WHAT YOU ARE ASKED TO DO: Line by line, repeat the data below exactly, beginning at the first line and ending at the line with "import pandas as pd". Omit pictures.

-------

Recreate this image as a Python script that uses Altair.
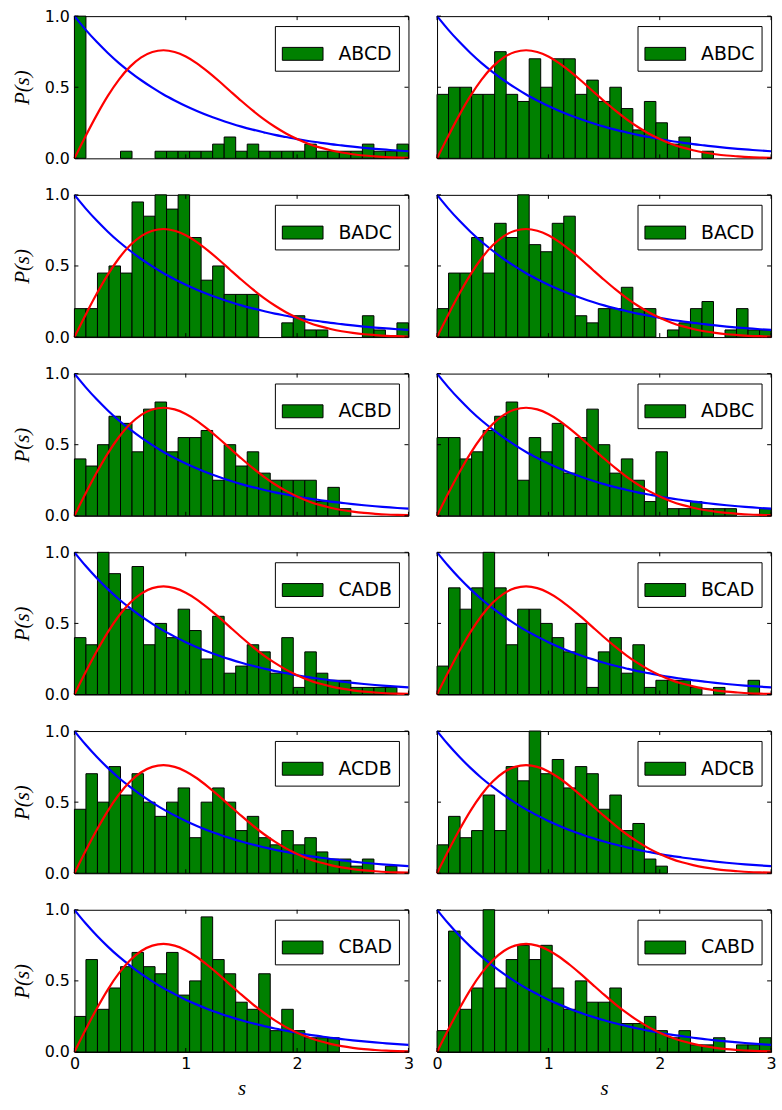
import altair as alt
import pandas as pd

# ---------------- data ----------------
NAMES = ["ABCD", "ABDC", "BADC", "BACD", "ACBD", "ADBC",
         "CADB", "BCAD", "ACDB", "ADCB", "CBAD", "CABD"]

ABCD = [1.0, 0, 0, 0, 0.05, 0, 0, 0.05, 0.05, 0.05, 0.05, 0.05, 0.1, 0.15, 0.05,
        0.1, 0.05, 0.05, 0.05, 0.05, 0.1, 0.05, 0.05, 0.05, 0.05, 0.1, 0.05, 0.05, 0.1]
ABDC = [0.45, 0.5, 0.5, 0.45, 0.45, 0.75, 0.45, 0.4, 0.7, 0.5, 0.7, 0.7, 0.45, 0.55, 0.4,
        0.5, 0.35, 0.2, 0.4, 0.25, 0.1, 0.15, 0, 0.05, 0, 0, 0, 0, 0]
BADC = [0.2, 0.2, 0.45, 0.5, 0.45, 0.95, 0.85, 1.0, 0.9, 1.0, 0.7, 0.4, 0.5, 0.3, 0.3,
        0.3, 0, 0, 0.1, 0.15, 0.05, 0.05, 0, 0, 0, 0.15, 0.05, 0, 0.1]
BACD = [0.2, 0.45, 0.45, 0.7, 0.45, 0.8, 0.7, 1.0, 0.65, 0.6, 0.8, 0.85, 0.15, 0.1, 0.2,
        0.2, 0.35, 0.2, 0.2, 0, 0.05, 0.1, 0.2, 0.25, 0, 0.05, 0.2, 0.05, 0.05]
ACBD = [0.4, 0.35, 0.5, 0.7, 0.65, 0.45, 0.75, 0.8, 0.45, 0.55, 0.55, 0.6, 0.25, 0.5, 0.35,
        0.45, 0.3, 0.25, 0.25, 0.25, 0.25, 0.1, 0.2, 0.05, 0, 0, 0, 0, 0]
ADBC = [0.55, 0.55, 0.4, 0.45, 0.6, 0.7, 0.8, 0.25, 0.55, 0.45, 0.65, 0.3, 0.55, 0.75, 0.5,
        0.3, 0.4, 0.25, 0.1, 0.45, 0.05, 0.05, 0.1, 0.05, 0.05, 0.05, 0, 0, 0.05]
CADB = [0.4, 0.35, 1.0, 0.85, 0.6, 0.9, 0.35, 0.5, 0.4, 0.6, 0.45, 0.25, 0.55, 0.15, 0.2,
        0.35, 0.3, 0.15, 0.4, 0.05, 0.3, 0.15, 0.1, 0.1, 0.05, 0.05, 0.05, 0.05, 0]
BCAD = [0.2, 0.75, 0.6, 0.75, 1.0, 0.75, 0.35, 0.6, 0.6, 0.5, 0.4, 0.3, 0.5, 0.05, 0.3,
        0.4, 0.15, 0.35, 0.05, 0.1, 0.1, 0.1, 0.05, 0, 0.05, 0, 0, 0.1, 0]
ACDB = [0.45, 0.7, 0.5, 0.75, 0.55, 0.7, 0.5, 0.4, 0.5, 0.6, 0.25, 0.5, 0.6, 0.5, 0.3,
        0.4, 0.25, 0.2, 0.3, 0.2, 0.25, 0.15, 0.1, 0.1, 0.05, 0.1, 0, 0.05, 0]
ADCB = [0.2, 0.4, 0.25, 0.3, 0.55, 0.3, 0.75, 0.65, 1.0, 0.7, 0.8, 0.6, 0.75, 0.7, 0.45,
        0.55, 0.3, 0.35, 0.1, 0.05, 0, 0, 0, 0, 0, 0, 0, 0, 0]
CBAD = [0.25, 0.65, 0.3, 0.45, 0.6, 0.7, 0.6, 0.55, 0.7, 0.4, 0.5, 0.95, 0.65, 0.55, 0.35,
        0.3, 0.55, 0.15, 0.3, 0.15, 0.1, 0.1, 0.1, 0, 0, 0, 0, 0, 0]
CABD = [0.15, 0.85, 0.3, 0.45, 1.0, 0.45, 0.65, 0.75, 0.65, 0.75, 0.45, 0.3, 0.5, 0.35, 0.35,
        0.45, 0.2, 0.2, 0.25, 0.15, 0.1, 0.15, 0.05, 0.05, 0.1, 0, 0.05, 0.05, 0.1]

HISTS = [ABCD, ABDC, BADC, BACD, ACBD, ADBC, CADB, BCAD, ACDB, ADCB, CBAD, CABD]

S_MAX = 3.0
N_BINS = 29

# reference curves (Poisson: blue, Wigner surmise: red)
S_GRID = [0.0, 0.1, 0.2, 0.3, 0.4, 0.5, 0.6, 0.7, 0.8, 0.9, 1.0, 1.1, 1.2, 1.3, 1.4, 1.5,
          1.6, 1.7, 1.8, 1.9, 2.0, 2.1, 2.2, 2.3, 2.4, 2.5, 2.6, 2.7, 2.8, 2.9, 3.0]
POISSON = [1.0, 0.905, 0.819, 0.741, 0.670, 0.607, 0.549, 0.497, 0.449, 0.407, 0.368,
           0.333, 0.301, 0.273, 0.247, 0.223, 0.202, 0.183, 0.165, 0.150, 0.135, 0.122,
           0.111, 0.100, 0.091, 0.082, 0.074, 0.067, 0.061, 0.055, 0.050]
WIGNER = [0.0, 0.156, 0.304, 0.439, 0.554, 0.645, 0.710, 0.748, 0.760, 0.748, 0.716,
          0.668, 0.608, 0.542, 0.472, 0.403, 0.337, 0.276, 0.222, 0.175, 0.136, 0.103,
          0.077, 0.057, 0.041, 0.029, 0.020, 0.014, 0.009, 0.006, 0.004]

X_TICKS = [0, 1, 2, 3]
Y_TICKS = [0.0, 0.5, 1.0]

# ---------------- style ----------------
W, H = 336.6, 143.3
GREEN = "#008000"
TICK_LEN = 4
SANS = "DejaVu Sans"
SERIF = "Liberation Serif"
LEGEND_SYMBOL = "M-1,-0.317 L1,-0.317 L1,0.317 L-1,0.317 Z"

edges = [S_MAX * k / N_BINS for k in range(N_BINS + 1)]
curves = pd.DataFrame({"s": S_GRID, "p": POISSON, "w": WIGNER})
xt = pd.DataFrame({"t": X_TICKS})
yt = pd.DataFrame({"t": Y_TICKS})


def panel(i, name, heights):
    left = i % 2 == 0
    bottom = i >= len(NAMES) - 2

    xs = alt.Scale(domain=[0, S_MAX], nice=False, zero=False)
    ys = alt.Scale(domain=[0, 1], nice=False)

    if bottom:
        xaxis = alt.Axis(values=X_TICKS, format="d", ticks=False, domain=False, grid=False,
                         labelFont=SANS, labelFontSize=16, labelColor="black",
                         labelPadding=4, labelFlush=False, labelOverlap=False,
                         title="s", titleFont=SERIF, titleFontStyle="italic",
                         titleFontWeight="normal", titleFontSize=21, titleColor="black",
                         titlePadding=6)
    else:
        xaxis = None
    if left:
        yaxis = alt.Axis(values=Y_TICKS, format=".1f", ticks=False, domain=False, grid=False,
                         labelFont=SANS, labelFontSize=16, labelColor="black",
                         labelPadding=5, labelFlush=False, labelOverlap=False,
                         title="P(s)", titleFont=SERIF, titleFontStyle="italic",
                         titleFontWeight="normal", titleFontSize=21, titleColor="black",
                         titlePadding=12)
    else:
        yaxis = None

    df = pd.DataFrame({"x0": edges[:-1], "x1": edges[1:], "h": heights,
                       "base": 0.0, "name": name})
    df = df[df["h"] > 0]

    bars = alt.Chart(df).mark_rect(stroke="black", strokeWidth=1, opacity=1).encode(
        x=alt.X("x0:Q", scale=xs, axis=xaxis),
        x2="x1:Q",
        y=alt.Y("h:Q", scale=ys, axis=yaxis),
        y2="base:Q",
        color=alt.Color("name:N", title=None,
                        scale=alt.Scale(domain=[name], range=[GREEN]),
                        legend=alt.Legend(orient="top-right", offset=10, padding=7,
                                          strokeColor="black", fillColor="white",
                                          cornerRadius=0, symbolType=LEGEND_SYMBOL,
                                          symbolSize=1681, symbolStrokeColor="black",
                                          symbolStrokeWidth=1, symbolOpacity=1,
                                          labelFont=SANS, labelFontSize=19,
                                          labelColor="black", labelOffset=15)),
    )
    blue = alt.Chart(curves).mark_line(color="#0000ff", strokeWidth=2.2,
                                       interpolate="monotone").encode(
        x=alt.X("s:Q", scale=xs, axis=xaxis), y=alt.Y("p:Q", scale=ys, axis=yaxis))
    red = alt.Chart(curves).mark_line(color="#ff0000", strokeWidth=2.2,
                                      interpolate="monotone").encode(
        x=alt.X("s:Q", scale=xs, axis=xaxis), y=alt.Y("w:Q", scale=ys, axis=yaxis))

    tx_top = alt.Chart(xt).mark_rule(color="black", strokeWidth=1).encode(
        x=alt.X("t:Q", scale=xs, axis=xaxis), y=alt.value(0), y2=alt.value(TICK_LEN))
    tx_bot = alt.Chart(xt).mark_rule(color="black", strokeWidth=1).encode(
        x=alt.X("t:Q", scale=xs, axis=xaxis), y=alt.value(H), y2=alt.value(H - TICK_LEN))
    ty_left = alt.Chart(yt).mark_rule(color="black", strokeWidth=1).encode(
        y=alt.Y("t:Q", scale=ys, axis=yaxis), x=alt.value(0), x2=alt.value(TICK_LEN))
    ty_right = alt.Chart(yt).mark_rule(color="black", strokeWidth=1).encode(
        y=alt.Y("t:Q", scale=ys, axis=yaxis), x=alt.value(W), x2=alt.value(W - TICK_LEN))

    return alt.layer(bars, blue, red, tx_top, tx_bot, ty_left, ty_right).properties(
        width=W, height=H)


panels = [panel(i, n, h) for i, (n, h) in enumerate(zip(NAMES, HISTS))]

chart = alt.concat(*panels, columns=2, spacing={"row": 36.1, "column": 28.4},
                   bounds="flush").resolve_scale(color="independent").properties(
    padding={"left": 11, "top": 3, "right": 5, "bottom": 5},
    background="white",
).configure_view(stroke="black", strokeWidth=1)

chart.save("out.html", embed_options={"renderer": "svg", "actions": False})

-------

REPLY:
Recreate this image as a Python script that uses Altair.
import altair as alt
import pandas as pd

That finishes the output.